There was plenty of information about all of those programs available at the dinner, but the event was also meant to build some community ties. And, to showcase and share Nashua's many ethnic culinary talents.

"Lutherans are all about food," laughed Wherry.

Church members and guests gave the international buffet high marks.

Former chef Larry Rager and his wife, Alice, joined the church four years ago and have become active members in what they describe as a "great community."

As for the food, Rager said it was outstanding.

"Everything was excellent," he said, adding it would be impossible to pick a favorite dish.

Nashua resident Melissa Sowell said she read about the event and decide to come and sample. Like others guests of the church, she was amazed at the warm welcome and the fact that Grace Lutheran threw open its doors to offer a dinner to anyone who wanted to join them.

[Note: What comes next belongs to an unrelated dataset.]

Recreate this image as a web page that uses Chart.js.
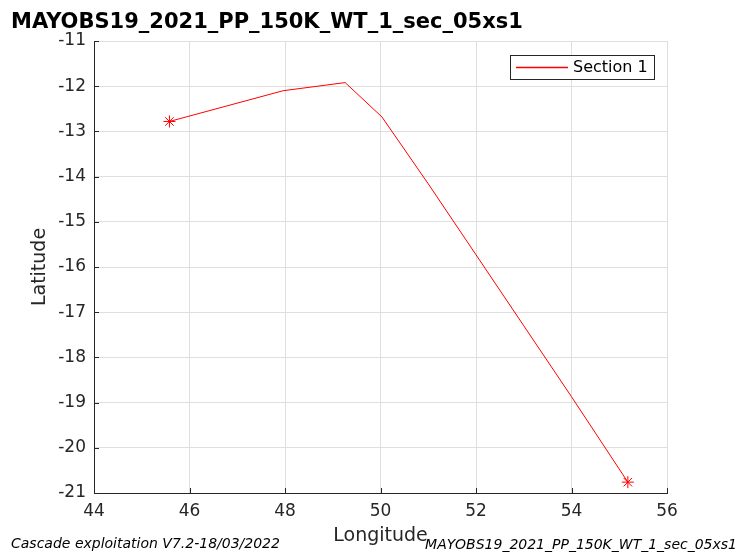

"My favorite dish was from India," she said. "It was a sweet bean and chicken dish that was spicy, but really very good."

Church member Bob Lecklyder, who was a big fan of the chicken cacciatore, said the dinner has become an annual tradition but this year saw the biggest turnout.

Margie Pries, a member of the church's World Mission Board, said she and her husband brought the brisket.

"My husband cooked it, but I was the one who bought it," she said with a laugh. "Let's give credit where credit is due."

Pries was hopeful that as more people learned about the work Grace Lutheran was doing, they would jump in and lend a hand.

"There are so many ways to be involved," she said.

Wherry said the church's door is open to anyone who wants to get on board and help, and for those who might be seeking some spiritual support and companionship.

"We are trying to reach out and let people know we are here as a resource," she said. "You can come and work with us or you can just come."